Quote the whole listing exactly. Leave the pictures out of your copy.
--- Begin Source excerpt ---
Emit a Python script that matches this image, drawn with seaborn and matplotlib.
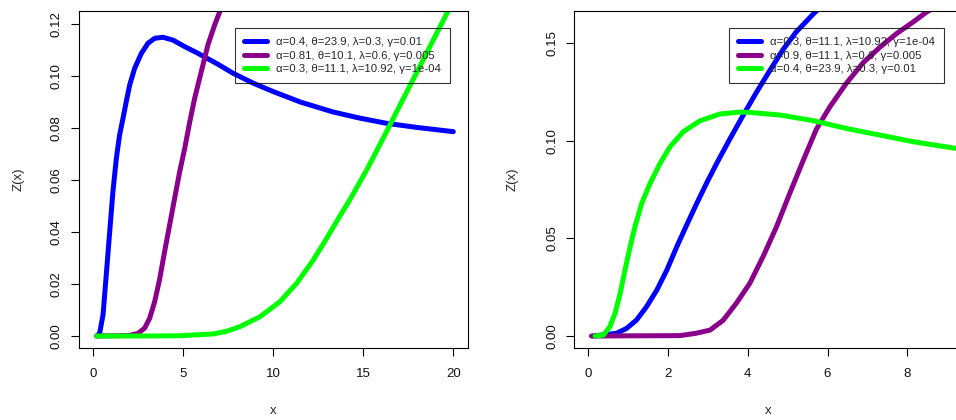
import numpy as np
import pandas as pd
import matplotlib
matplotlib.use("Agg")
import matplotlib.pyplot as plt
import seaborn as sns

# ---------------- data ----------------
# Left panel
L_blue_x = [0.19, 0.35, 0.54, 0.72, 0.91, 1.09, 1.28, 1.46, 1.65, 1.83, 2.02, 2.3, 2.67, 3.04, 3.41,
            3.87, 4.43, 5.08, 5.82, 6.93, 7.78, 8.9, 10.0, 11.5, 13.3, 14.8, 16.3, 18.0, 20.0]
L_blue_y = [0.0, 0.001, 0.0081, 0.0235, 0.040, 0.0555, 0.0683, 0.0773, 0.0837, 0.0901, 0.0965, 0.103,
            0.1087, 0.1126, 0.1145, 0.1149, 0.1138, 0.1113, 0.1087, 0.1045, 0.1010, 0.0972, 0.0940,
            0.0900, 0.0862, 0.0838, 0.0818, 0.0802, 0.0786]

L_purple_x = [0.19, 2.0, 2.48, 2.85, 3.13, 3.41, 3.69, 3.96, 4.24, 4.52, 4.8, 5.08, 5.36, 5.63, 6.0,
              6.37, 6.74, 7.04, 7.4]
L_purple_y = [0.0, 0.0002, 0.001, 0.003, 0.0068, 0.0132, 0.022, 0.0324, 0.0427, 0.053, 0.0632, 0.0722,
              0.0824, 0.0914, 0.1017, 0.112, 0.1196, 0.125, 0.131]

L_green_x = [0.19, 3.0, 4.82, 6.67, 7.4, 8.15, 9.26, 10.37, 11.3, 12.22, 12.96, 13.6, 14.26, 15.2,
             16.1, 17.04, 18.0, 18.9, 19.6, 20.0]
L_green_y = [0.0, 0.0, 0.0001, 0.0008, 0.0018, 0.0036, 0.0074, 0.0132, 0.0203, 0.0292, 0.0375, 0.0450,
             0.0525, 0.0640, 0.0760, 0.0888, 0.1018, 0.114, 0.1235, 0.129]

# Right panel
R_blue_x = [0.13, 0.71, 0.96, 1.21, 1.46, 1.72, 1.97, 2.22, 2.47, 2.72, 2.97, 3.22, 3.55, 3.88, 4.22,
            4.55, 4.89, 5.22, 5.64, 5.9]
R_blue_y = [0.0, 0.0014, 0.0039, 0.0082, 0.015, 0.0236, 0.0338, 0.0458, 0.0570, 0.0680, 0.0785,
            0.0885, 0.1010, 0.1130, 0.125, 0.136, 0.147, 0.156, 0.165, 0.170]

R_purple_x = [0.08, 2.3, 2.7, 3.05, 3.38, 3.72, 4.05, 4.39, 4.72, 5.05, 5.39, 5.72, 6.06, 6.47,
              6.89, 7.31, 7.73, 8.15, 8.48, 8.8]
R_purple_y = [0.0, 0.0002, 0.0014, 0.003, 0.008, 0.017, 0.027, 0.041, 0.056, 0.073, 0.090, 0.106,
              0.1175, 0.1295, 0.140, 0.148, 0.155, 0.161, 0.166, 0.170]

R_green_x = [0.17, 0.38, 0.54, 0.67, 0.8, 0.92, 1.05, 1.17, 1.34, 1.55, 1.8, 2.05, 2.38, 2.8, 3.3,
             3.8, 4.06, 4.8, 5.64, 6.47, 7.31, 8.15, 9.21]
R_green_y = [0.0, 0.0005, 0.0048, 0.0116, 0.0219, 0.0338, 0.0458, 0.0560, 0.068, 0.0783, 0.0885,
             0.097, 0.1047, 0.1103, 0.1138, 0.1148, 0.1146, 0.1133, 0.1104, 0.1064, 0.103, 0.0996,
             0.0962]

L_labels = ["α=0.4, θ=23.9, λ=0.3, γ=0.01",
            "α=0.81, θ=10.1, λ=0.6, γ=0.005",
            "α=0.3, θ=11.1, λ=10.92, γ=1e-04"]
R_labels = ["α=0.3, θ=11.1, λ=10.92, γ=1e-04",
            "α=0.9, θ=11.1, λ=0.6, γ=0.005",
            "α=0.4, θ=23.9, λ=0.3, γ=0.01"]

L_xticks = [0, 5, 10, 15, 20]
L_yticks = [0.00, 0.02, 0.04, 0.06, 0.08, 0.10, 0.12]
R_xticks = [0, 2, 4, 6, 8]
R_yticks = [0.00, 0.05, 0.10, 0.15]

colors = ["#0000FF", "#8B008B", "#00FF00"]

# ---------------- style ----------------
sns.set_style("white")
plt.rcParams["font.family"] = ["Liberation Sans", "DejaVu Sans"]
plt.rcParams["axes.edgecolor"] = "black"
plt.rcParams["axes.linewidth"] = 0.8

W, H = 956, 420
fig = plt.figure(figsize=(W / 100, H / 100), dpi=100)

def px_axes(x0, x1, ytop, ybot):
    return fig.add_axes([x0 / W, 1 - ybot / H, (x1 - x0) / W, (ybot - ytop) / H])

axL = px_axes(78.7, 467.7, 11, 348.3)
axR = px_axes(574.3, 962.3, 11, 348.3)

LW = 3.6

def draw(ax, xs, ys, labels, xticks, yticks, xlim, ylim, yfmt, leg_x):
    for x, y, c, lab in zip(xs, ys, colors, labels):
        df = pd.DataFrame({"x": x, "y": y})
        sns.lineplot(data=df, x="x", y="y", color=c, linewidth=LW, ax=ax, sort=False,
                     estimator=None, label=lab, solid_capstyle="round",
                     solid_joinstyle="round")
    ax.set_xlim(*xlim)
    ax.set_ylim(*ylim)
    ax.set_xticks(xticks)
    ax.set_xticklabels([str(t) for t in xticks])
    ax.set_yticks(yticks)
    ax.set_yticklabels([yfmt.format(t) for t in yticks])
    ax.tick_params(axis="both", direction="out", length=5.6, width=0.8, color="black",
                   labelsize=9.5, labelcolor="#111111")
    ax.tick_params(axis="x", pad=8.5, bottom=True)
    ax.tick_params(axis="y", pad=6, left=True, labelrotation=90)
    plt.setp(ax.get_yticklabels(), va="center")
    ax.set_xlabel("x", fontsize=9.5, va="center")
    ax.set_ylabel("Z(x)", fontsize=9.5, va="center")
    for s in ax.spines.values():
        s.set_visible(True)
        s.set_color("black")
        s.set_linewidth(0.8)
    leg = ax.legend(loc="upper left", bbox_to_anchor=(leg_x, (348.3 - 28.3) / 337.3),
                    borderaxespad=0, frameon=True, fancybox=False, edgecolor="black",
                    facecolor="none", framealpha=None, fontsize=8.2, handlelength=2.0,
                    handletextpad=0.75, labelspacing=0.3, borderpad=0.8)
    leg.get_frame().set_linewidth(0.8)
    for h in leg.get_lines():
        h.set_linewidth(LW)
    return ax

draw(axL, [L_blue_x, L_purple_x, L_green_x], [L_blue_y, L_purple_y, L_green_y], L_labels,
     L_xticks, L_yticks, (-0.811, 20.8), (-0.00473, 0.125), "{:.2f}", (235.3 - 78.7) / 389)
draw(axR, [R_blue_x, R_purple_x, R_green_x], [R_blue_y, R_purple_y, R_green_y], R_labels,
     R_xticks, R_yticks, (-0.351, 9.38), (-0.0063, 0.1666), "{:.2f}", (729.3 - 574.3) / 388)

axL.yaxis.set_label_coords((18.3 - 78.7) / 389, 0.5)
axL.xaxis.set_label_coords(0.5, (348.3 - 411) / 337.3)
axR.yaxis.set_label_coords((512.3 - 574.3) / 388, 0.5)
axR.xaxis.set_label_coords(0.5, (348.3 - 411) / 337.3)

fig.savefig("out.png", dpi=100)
--- End Source excerpt ---
Task response
Emit a Python script that matches this image, drawn with seaborn and matplotlib.
import numpy as np
import pandas as pd
import matplotlib
matplotlib.use("Agg")
import matplotlib.pyplot as plt
import seaborn as sns

# ---------------- data ----------------
# Left panel
L_blue_x = [0.19, 0.35, 0.54, 0.72, 0.91, 1.09, 1.28, 1.46, 1.65, 1.83, 2.02, 2.3, 2.67, 3.04, 3.41,
            3.87, 4.43, 5.08, 5.82, 6.93, 7.78, 8.9, 10.0, 11.5, 13.3, 14.8, 16.3, 18.0, 20.0]
L_blue_y = [0.0, 0.001, 0.0081, 0.0235, 0.040, 0.0555, 0.0683, 0.0773, 0.0837, 0.0901, 0.0965, 0.103,
            0.1087, 0.1126, 0.1145, 0.1149, 0.1138, 0.1113, 0.1087, 0.1045, 0.1010, 0.0972, 0.0940,
            0.0900, 0.0862, 0.0838, 0.0818, 0.0802, 0.0786]

L_purple_x = [0.19, 2.0, 2.48, 2.85, 3.13, 3.41, 3.69, 3.96, 4.24, 4.52, 4.8, 5.08, 5.36, 5.63, 6.0,
              6.37, 6.74, 7.04, 7.4]
L_purple_y = [0.0, 0.0002, 0.001, 0.003, 0.0068, 0.0132, 0.022, 0.0324, 0.0427, 0.053, 0.0632, 0.0722,
              0.0824, 0.0914, 0.1017, 0.112, 0.1196, 0.125, 0.131]

L_green_x = [0.19, 3.0, 4.82, 6.67, 7.4, 8.15, 9.26, 10.37, 11.3, 12.22, 12.96, 13.6, 14.26, 15.2,
             16.1, 17.04, 18.0, 18.9, 19.6, 20.0]
L_green_y = [0.0, 0.0, 0.0001, 0.0008, 0.0018, 0.0036, 0.0074, 0.0132, 0.0203, 0.0292, 0.0375, 0.0450,
             0.0525, 0.0640, 0.0760, 0.0888, 0.1018, 0.114, 0.1235, 0.129]

# Right panel
R_blue_x = [0.13, 0.71, 0.96, 1.21, 1.46, 1.72, 1.97, 2.22, 2.47, 2.72, 2.97, 3.22, 3.55, 3.88, 4.22,
            4.55, 4.89, 5.22, 5.64, 5.9]
R_blue_y = [0.0, 0.0014, 0.0039, 0.0082, 0.015, 0.0236, 0.0338, 0.0458, 0.0570, 0.0680, 0.0785,
            0.0885, 0.1010, 0.1130, 0.125, 0.136, 0.147, 0.156, 0.165, 0.170]

R_purple_x = [0.08, 2.3, 2.7, 3.05, 3.38, 3.72, 4.05, 4.39, 4.72, 5.05, 5.39, 5.72, 6.06, 6.47,
              6.89, 7.31, 7.73, 8.15, 8.48, 8.8]
R_purple_y = [0.0, 0.0002, 0.0014, 0.003, 0.008, 0.017, 0.027, 0.041, 0.056, 0.073, 0.090, 0.106,
              0.1175, 0.1295, 0.140, 0.148, 0.155, 0.161, 0.166, 0.170]

R_green_x = [0.17, 0.38, 0.54, 0.67, 0.8, 0.92, 1.05, 1.17, 1.34, 1.55, 1.8, 2.05, 2.38, 2.8, 3.3,
             3.8, 4.06, 4.8, 5.64, 6.47, 7.31, 8.15, 9.21]
R_green_y = [0.0, 0.0005, 0.0048, 0.0116, 0.0219, 0.0338, 0.0458, 0.0560, 0.068, 0.0783, 0.0885,
             0.097, 0.1047, 0.1103, 0.1138, 0.1148, 0.1146, 0.1133, 0.1104, 0.1064, 0.103, 0.0996,
             0.0962]

L_labels = ["α=0.4, θ=23.9, λ=0.3, γ=0.01",
            "α=0.81, θ=10.1, λ=0.6, γ=0.005",
            "α=0.3, θ=11.1, λ=10.92, γ=1e-04"]
R_labels = ["α=0.3, θ=11.1, λ=10.92, γ=1e-04",
            "α=0.9, θ=11.1, λ=0.6, γ=0.005",
            "α=0.4, θ=23.9, λ=0.3, γ=0.01"]

L_xticks = [0, 5, 10, 15, 20]
L_yticks = [0.00, 0.02, 0.04, 0.06, 0.08, 0.10, 0.12]
R_xticks = [0, 2, 4, 6, 8]
R_yticks = [0.00, 0.05, 0.10, 0.15]

colors = ["#0000FF", "#8B008B", "#00FF00"]

# ---------------- style ----------------
sns.set_style("white")
plt.rcParams["font.family"] = ["Liberation Sans", "DejaVu Sans"]
plt.rcParams["axes.edgecolor"] = "black"
plt.rcParams["axes.linewidth"] = 0.8

W, H = 956, 420
fig = plt.figure(figsize=(W / 100, H / 100), dpi=100)

def px_axes(x0, x1, ytop, ybot):
    return fig.add_axes([x0 / W, 1 - ybot / H, (x1 - x0) / W, (ybot - ytop) / H])

axL = px_axes(78.7, 467.7, 11, 348.3)
axR = px_axes(574.3, 962.3, 11, 348.3)

LW = 3.6

def draw(ax, xs, ys, labels, xticks, yticks, xlim, ylim, yfmt, leg_x):
    for x, y, c, lab in zip(xs, ys, colors, labels):
        df = pd.DataFrame({"x": x, "y": y})
        sns.lineplot(data=df, x="x", y="y", color=c, linewidth=LW, ax=ax, sort=False,
                     estimator=None, label=lab, solid_capstyle="round",
                     solid_joinstyle="round")
    ax.set_xlim(*xlim)
    ax.set_ylim(*ylim)
    ax.set_xticks(xticks)
    ax.set_xticklabels([str(t) for t in xticks])
    ax.set_yticks(yticks)
    ax.set_yticklabels([yfmt.format(t) for t in yticks])
    ax.tick_params(axis="both", direction="out", length=5.6, width=0.8, color="black",
                   labelsize=9.5, labelcolor="#111111")
    ax.tick_params(axis="x", pad=8.5, bottom=True)
    ax.tick_params(axis="y", pad=6, left=True, labelrotation=90)
    plt.setp(ax.get_yticklabels(), va="center")
    ax.set_xlabel("x", fontsize=9.5, va="center")
    ax.set_ylabel("Z(x)", fontsize=9.5, va="center")
    for s in ax.spines.values():
        s.set_visible(True)
        s.set_color("black")
        s.set_linewidth(0.8)
    leg = ax.legend(loc="upper left", bbox_to_anchor=(leg_x, (348.3 - 28.3) / 337.3),
                    borderaxespad=0, frameon=True, fancybox=False, edgecolor="black",
                    facecolor="none", framealpha=None, fontsize=8.2, handlelength=2.0,
                    handletextpad=0.75, labelspacing=0.3, borderpad=0.8)
    leg.get_frame().set_linewidth(0.8)
    for h in leg.get_lines():
        h.set_linewidth(LW)
    return ax

draw(axL, [L_blue_x, L_purple_x, L_green_x], [L_blue_y, L_purple_y, L_green_y], L_labels,
     L_xticks, L_yticks, (-0.811, 20.8), (-0.00473, 0.125), "{:.2f}", (235.3 - 78.7) / 389)
draw(axR, [R_blue_x, R_purple_x, R_green_x], [R_blue_y, R_purple_y, R_green_y], R_labels,
     R_xticks, R_yticks, (-0.351, 9.38), (-0.0063, 0.1666), "{:.2f}", (729.3 - 574.3) / 388)

axL.yaxis.set_label_coords((18.3 - 78.7) / 389, 0.5)
axL.xaxis.set_label_coords(0.5, (348.3 - 411) / 337.3)
axR.yaxis.set_label_coords((512.3 - 574.3) / 388, 0.5)
axR.xaxis.set_label_coords(0.5, (348.3 - 411) / 337.3)

fig.savefig("out.png", dpi=100)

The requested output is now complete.